The main difference between these three options is what people you want to or are able to get together with this. Option 1 pulls Julia developers more into the Coffea world, option 2 is for people who like blank pages, starting from scratch1, and option 3 is for pulling it together quickly with the Python + Numba expertise that's already in this area.

Footnotes

  1. Unfortunately, I'm one of those people who likes to start things from scratch, and the Rust option appeals to me. But it's more important to pull together things that already have some momentum. If the end result of this is that the Python and Julia HEP tools get more interchangeable, that's probably the best long-term win.

Oh, I forgot one (or two) more bullet points:

  • Attempt to do TTree versus jumping right to RNTuple? Or maybe
  • Only cover NanoAOD-like TTree ("-like" means primitives and dynamically sized arrays of primitives) and RNTuple?

If UnROOT can drop the gil then we're mostly good FWIW.

@tamasgal and @Moelf (Jerry will be attending): we should learn more about the scope of UnROOT's reading (and writing?) capabilities—what data types does it cover?—and how easy it would be to use it in Python. Can we, for instance, read NanoAOD-like TTrees into Awkward Arrays, possibly through Arrow, in a process controlled by Python?

I talked this out a bit with @Moelf at CHEP and at zeroth order it seems possible but we both had a lot of questions about GIL-friendliness.

I still think by the time something was worked out, 3.12 will be out, probably 3.12 compatible numba will be out, and you might be able to solve this with current uproot + intepreters-3-12, without rewriting much of anything. Might at least be worth testing with intepreters-3-12 and a 3.12 beta now (assuming you could make an interesting test without numba & maybe numpy).

RNTuple is being implemented such that its core functionality can be built independent of root and made into python bindings

From my limited personal experience around people, I don't think this is happening soon, and regardless, a ~librntupleio.so won't come with writing capability, so I think we better just roll our own.

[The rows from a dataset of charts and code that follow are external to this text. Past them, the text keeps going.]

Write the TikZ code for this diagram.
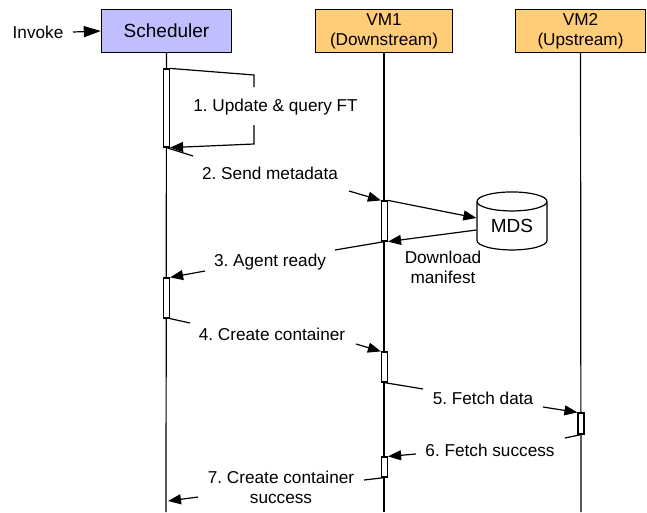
\documentclass[tikz,border=0pt]{standalone}
\usepackage{fontspec}
\setmainfont{Liberation Sans}
\frenchspacing
\usetikzlibrary{shapes.geometric,positioning,calc,arrows.meta}
\definecolor{schedblue}{HTML}{BFBFFF}
\definecolor{vmorange}{HTML}{FFCC77}
\tikzset{
    hdrbox/.style={draw, line width=1.4pt, minimum width=130pt, minimum height=43pt, inner sep=0pt, align=center},
    actbar/.style={draw, line width=1.2pt, fill=white, minimum width=6pt, inner sep=0pt},
    msg/.style={line width=1.2pt},
    msgarrow/.style={line width=1.2pt, -{Triangle[length=13pt,width=10pt]}},
    lbl/.style={inner sep=0pt, align=center}
}

\begin{document}
\begin{tikzpicture}[x=1pt, y=-1pt, every node/.style={font=\fontsize{17.2}{20}\selectfont}]
    \useasboundingbox (0,0) rectangle (647,512);

    % Header boxes
    \node[hdrbox, fill=schedblue, font=\fontsize{19}{20}\selectfont] (sched) at (166.5,31) {Scheduler};
    \node[hdrbox, fill=vmorange, minimum width=137pt] (vm1) at (384,31) {VM1\\(Downstream)};
    \node[hdrbox, fill=vmorange] (vm2) at (580.5,31) {VM2\\(Upstream)};

    % Lifelines
    \coordinate (schedend) at (166,512);
    \coordinate (vm1end) at (384,512);
    \coordinate (vm2end) at (581,512);
    \draw[msg] (sched.south) -- (schedend);
    \draw[msg] (vm1.south) -- (vm1end);
    \draw[msg] (vm2.south) -- (vm2end);

    % Activation bars
    \node[actbar, minimum height=78pt] (act1) at (166.5,108) {};
    \node[actbar, minimum height=40pt] (act2) at (384.5,221) {};
    \node[actbar, minimum height=40pt] (act3) at (166.5,298) {};
    \node[actbar, minimum height=30pt] (act4) at (384.5,367) {};
    \node[actbar, minimum height=21pt] (act5) at (581,423.5) {};
    \node[actbar, minimum height=20pt] (act6) at (384.5,467) {};

    % Metadata service
    \node[cylinder, draw, line width=1.2pt, fill=white, shape border rotate=90, aspect=0.45, minimum width=70pt, minimum height=58pt, inner sep=0pt, font=\fontsize{19}{20}\selectfont] (mds) at (512,226) {MDS};

    % Labels
    \node[lbl] (invoke) at (38,32) {Invoke};
    \node[lbl] (lab1) at (275.5,107) {1. Update \& query FT};
    \node[lbl] (lab2) at (270,173) {2. Send metadata};
    \node[lbl] (lab3) at (270,262) {3. Agent ready};
    \node[lbl] (lab4) at (272,334) {4. Create container};
    \node[lbl] (lab5) at (483,398) {5. Fetch data};
    \node[lbl] (lab6) at (490,450) {6. Fetch success};
    \node[lbl] (lab7) at (281,487) {7. Create container\\success};
    \node[lbl] (labdl) at (443,267) {Download\\manifest};

    % Free ends of the broken arrows
    \coordinate (m1a) at (254,87);
    \coordinate (m1b) at (254,125);
    \coordinate (m2a) at (193,156);
    \coordinate (m2b) at (349,191);
    \coordinate (m3a) at (335,250);
    \coordinate (m3b) at (205,271);
    \coordinate (m4a) at (190,323);
    \coordinate (m4b) at (356,344);
    \coordinate (m5a) at (423,389);
    \coordinate (m5b) at (543,407);
    \coordinate (m6a) at (565,438);
    \coordinate (m6b) at (416,454);
    \coordinate (m7a) at (364,480);
    \coordinate (m7b) at (198,497);
    \coordinate (inv) at (73,32);

    % Invoke
    \draw[line width=1.2pt, -{Triangle[length=17pt,width=11pt]}] (inv) -- (sched.west);

    % Step 1
    \draw[msg] (act1.north east) -- (254,75) -- (m1a);
    \draw[msgarrow] (m1b) -- (254,144) -- (act1.south east);

    % Step 2
    \draw[msg] (act1.south) -- (m2a);
    \draw[msgarrow] (m2b) -- (act2.north west);

    % MDS manifest download
    \draw[msgarrow] (act2.north east) -- ($(mds.west)+(0,-8)$);
    \draw[msgarrow] ($(mds.west)+(0,4)$) -- (act2.south east);

    % Step 3
    \draw[msg] (act2.south) -- (m3a);
    \draw[msgarrow] (m3b) -- (act3.north east);

    % Step 4
    \draw[msg] (act3.south east) -- (m4a);
    \draw[msgarrow] (m4b) -- (act4.north west);

    % Step 5
    \draw[msg] (act4.south) -- (m5a);
    \draw[msgarrow] (m5b) -- (act5.north west);

    % Step 6
    \draw[msg] (act5.south) -- (m6a);
    \draw[msgarrow] (m6b) -- (act6.north east);

    % Step 7
    \draw[msg] (act6.south) -- (m7a);
    \coordinate (m7c) at (168,501);
    \draw[msgarrow] (m7b) -- (m7c);
\end{tikzpicture}
\end{document}
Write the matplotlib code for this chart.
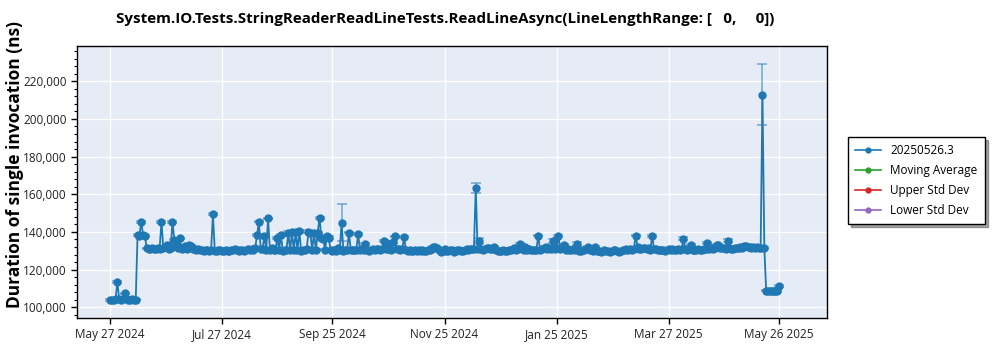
import matplotlib
matplotlib.use("Agg")
import matplotlib.pyplot as plt
from matplotlib.ticker import FuncFormatter, MultipleLocator, AutoMinorLocator
from matplotlib.lines import Line2D
import pandas as pd
import numpy as np

plt.rcParams['font.family'] = ['Open Sans', 'DejaVu Sans']

title = "System.IO.Tests.StringReaderReadLineTests.ReadLineAsync(LineLengthRange: [   0,     0])"
ylabel = "Duration of single invocation (ns)"
series_names = ["20250526.3", "Moving Average", "Upper Std Dev", "Lower Std Dev"]
series_colors = ["#1f77b4", "#2ca02c", "#d62728", "#9467bd"]

start_date = "2024-05-27"

# daily durations in thousands of ns
values_k = [
    103.8, 104.1, 103.6, 104.3, 113.3, 104.5, 103.9, 104.2, 107.4, 104.6,
    104.0, 103.7, 104.3, 103.9, 104.1, 138.3, 138.0, 145.4, 138.2, 137.8,
    131.3, 131.0, 130.8, 131.4, 131.2, 130.9, 131.6, 131.0, 145.5, 131.5,
    131.8, 132.9, 131.2, 131.4, 145.5, 135.7, 133.0, 131.3, 136.6, 131.0,
    131.4, 132.8, 131.2, 133.2, 132.6, 131.0, 130.7, 130.4, 131.2, 130.6,
    130.3, 130.0, 130.5, 130.2, 129.8, 130.4, 149.4, 130.1, 129.9, 130.3,
    130.6, 130.0, 129.7, 130.4, 130.1, 129.9, 130.6, 130.3, 131.0, 130.2,
    129.8, 130.3, 130.5, 130.0, 130.4, 130.9, 130.2, 131.2, 130.6, 131.4,
    138.4, 145.5, 130.8, 131.0, 137.9, 130.6, 147.2, 130.5, 131.3, 130.4,
    130.2, 136.6, 130.4, 138.4, 130.1, 130.6, 130.3, 139.7, 130.2, 139.8,
    130.3, 139.9, 130.5, 140.3, 130.1, 130.6, 130.2, 130.8, 140.2, 139.5,
    130.4, 139.7, 130.3, 139.7, 147.3, 136.9, 136.5, 130.6, 137.6, 137.0,
    130.2, 129.9, 130.4, 130.0, 131.5, 130.4, 144.9, 130.1, 130.3, 130.6,
    139.7, 130.3, 130.6, 130.2, 130.5, 138.9, 130.2, 130.8, 130.4, 133.5,
    130.4, 130.0, 130.3, 131.2, 130.6, 130.8, 131.2, 130.5, 130.9, 135.3,
    131.2, 130.8, 133.5, 130.6, 134.5, 137.6, 130.8, 131.0, 130.5, 130.7,
    137.3, 130.5, 129.8, 130.2, 129.9, 130.1, 130.4, 129.7, 130.2, 130.0,
    130.3, 129.8, 130.1, 130.6, 130.2, 131.0, 132.0, 132.0, 131.5, 130.2,
    129.6, 130.1, 130.7, 129.8, 130.0, 130.3, 130.6, 129.4, 129.9, 130.2,
    130.4, 130.1, 129.8, 130.5, 130.9, 130.6, 131.2, 131.0, 130.8, 163.4,
    131.0, 135.3, 131.1, 130.4, 130.8, 131.5, 131.7, 131.2, 130.9, 132.0,
    130.4, 129.8, 130.0, 129.7, 130.2, 130.1, 129.9, 130.4, 130.6, 131.0,
    131.3, 130.5, 131.0, 133.5, 130.8, 130.4, 132.1, 130.5, 130.7, 130.2,
    130.6, 130.2, 130.6, 138.1, 130.4, 130.9, 131.4, 132.2, 130.8, 131.5,
    131.2, 135.1, 130.8, 131.6, 137.8, 130.9, 131.3, 133.1, 130.4, 130.9,
    130.2, 130.6, 130.9, 130.4, 133.7, 130.1, 129.9, 130.3, 130.5, 130.7,
    132.0, 130.3, 130.6, 130.1, 132.0, 129.8, 130.0, 129.6, 129.9, 130.2,
    129.7, 130.1, 129.6, 129.8, 130.2, 130.4, 130.1, 129.5, 129.9, 130.3,
    130.4, 130.8, 130.5, 130.9, 130.6, 130.9, 138.1, 132.0, 131.2, 130.7,
    131.6, 131.4, 130.8, 131.3, 130.5, 137.9, 130.9, 131.2, 130.6, 130.3,
    130.2, 130.6, 130.0, 130.3, 130.7, 130.4, 130.8, 130.2, 130.5, 131.0,
    130.6, 130.9, 136.4, 130.8, 130.5, 131.0, 133.0, 130.6, 130.2, 130.5,
    130.9, 130.4, 130.2, 130.7, 131.0, 134.0, 131.0, 131.4, 131.2, 131.3,
    133.0, 133.0, 131.6, 131.3, 131.5, 131.2, 135.2, 131.4, 131.0, 131.2,
    131.7, 131.5, 131.3, 131.8, 131.6, 132.3, 132.6, 132.2, 131.9, 131.5,
    131.8, 131.6, 132.0, 131.4, 131.7, 212.8, 131.4, 108.8, 108.6, 108.9,
    108.5, 108.7, 108.9, 108.7, 111.5,
]

# standard deviation of each run, thousands of ns
errors_k = [
    0.4, 0.4, 0.4, 0.4, 0.5, 0.4, 0.4, 0.4, 0.4, 0.4,
    0.4, 0.4, 0.4, 0.4, 0.4, 0.4, 0.4, 0.5, 0.4, 0.4,
    0.4, 0.4, 0.4, 0.4, 0.4, 0.4, 0.4, 0.4, 0.5, 0.4,
    0.4, 0.4, 0.4, 0.4, 0.5, 0.4, 0.4, 0.4, 0.4, 0.4,
    0.4, 0.4, 0.4, 0.4, 0.4, 0.4, 0.4, 0.4, 0.4, 0.4,
    0.4, 0.4, 0.4, 0.4, 0.4, 0.4, 0.5, 0.4, 0.4, 0.4,
    0.4, 0.4, 0.4, 0.4, 0.4, 0.4, 0.4, 0.4, 0.4, 0.4,
    0.4, 0.4, 0.4, 0.4, 0.4, 0.4, 0.4, 0.4, 0.4, 0.4,
    0.5, 0.4, 0.4, 0.4, 0.5, 0.4, 0.4, 0.4, 0.4, 0.4,
    0.4, 0.5, 0.4, 0.6, 0.4, 0.4, 0.4, 0.7, 0.4, 0.5,
    0.4, 0.5, 0.4, 0.5, 0.4, 0.4, 0.4, 0.4, 0.6, 0.5,
    0.4, 0.5, 0.4, 0.5, 0.4, 0.6, 0.5, 0.4, 0.9, 0.6,
    0.4, 0.4, 0.4, 0.4, 0.4, 0.4, 9.8, 0.4, 0.4, 0.4,
    0.5, 0.4, 0.4, 0.4, 0.4, 0.5, 0.4, 0.4, 0.4, 0.5,
    0.4, 0.4, 0.4, 0.4, 0.4, 0.4, 0.4, 0.4, 0.4, 0.6,
    0.4, 0.4, 0.5, 0.4, 0.5, 0.5, 0.4, 0.4, 0.4, 0.4,
    0.5, 0.4, 0.4, 0.4, 0.4, 0.4, 0.4, 0.4, 0.4, 0.4,
    0.4, 0.4, 0.4, 0.4, 0.4, 0.4, 0.4, 0.4, 0.4, 0.4,
    0.4, 0.4, 0.4, 0.4, 0.4, 0.4, 0.4, 0.4, 0.4, 0.4,
    0.4, 0.4, 0.4, 0.4, 0.4, 0.4, 0.4, 0.4, 0.4, 2.8,
    0.4, 1.6, 0.4, 0.4, 0.4, 0.4, 0.4, 0.4, 0.4, 0.4,
    0.4, 0.4, 0.4, 0.4, 0.4, 0.4, 0.4, 0.4, 0.4, 0.4,
    0.4, 0.4, 0.4, 0.5, 0.4, 0.4, 0.4, 0.4, 0.4, 0.4,
    0.4, 0.4, 0.4, 0.5, 0.4, 0.4, 0.4, 0.4, 0.4, 0.4,
    0.4, 0.9, 0.4, 0.4, 0.5, 0.4, 0.4, 0.5, 0.4, 0.4,
    0.4, 0.4, 0.4, 0.4, 0.8, 0.4, 0.4, 0.4, 0.4, 0.4,
    0.4, 0.4, 0.4, 0.4, 0.4, 0.4, 0.4, 0.4, 0.4, 0.4,
    0.4, 0.4, 0.4, 0.4, 0.4, 0.4, 0.4, 0.4, 0.4, 0.4,
    0.4, 0.4, 0.4, 0.4, 0.4, 0.4, 0.5, 0.4, 0.4, 0.4,
    0.4, 0.4, 0.4, 0.4, 0.4, 0.5, 0.4, 0.4, 0.4, 0.4,
    0.4, 0.4, 0.4, 0.4, 0.4, 0.4, 0.4, 0.4, 0.4, 0.4,
    0.4, 0.4, 0.9, 0.4, 0.4, 0.4, 0.5, 0.4, 0.4, 0.4,
    0.4, 0.4, 0.4, 0.4, 0.4, 0.5, 0.4, 0.4, 0.4, 0.4,
    0.5, 0.4, 0.4, 0.4, 0.4, 0.4, 0.8, 0.4, 0.4, 0.4,
    0.4, 0.4, 0.4, 0.4, 0.4, 0.4, 0.4, 0.4, 0.4, 0.4,
    0.4, 0.4, 0.4, 0.4, 0.4, 16.2, 0.4, 0.4, 0.4, 0.4,
    0.4, 0.4, 0.4, 0.4, 0.5,
]

xtick_dates = ["2024-05-27", "2024-07-27", "2024-09-25", "2024-11-25",
               "2025-01-25", "2025-03-27", "2025-05-26"]
xtick_labels = ["May 27 2024", "Jul 27 2024", "Sep 25 2024", "Nov 25 2024",
                "Jan 25 2025", "Mar 27 2025", "May 26 2025"]

dates = pd.date_range(start_date, periods=len(values_k), freq="D")
values = np.array(values_k) * 1000
errors = np.array(errors_k) * 1000

fig = plt.figure(figsize=(10, 3.5), dpi=100)
ax = fig.add_axes([0.077, 0.0914, 0.750, 0.7772])
ax.set_facecolor("#E5ECF6")

c = series_colors[0]
ax.errorbar(dates, values, yerr=errors, fmt='none', ecolor=c, elinewidth=1.2,
            capsize=3.5, capthick=1.2, alpha=0.55, zorder=2)
ax.plot(dates, values, color=c, lw=1.3, marker='o', ms=5, zorder=3)

ax.set_xlim(pd.Timestamp("2024-05-27") - pd.Timedelta(days=17.95),
            pd.Timestamp("2024-05-27") + pd.Timedelta(days=390.1))
ax.set_ylim(94300, 238750)

ax.yaxis.set_major_locator(MultipleLocator(20000))
ax.yaxis.set_minor_locator(AutoMinorLocator(5))
ax.yaxis.set_major_formatter(FuncFormatter(lambda v, p: f"{int(v):,}"))
ax.set_xticks([pd.Timestamp(d) for d in xtick_dates])
ax.set_xticklabels(xtick_labels)

ax.grid(True, which='major', color='white', lw=1.0)
ax.set_axisbelow(True)
for s in ax.spines.values():
    s.set_color('black')
    s.set_linewidth(1.0)
ax.tick_params(axis='both', which='major', labelsize=8.5, colors='black',
               length=4, width=1, labelcolor='#222222')
ax.tick_params(axis='y', which='minor', length=2, width=0.8)

ax.set_ylabel(ylabel, fontsize=12.5, fontweight='bold')
ax.yaxis.set_label_coords(-0.07, 0.5625)
fig.text(0.445, 1 - 19 / 350, title, ha='center', va='center',
         fontsize=10.9, fontweight='bold')

handles = [Line2D([0], [0], color=col, lw=1.2, marker='o', ms=3.5)
           for col in series_colors]
leg = fig.legend(handles, series_names, loc='upper left',
                 bbox_to_anchor=(0.848, 1 - 137 / 350), fontsize=8.5,
                 frameon=True, fancybox=False, shadow=True,
                 handlelength=2.2, borderpad=0.6, labelspacing=0.6,
                 borderaxespad=0)
leg.get_frame().set_edgecolor('black')
leg.get_frame().set_linewidth(1.0)

fig.savefig("out.png", dpi=100)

Regarding what UnROOT.jl can deliver, technology-wise I am optimistic about covering ~100% reading (at least for the features currently exist in RNTuple Spec). 1

  • uproot read RNTuple and then sending arrow batch to Julia is viable (requires 1x more allocation, no big deal if computing non-trivial)
  • UnROOT.jl doesn't have writing to .root files function and lacks infrastructure (for chunk, TKey allocation etc.) that uproot has.

From the analysis-adjacent user perspective, once we move to RNTuple (which will be ~100% compatible with arrow logically speaking), I see small need for writing out to .root files if the output flows downstream, in fact there are huge amount of Arrow ecosystem 2 3 that people can leverage if they do that.

Footnotes

  1. We already deal with complex RNTuple schema and nanoAOD converted by using ROOT

  2. https://arrow.apache.org/blog/2023/06/26/our-journey-at-f5-with-apache-arrow-part-2/

  3. https://arrow.apache.org/docs/python/api/cuda.html

Yeah - just switching to parquet / feather after reading the files in is perfectly viable IMO.

It's just a familiarity thing (and a convenience thing), people love TBrowser.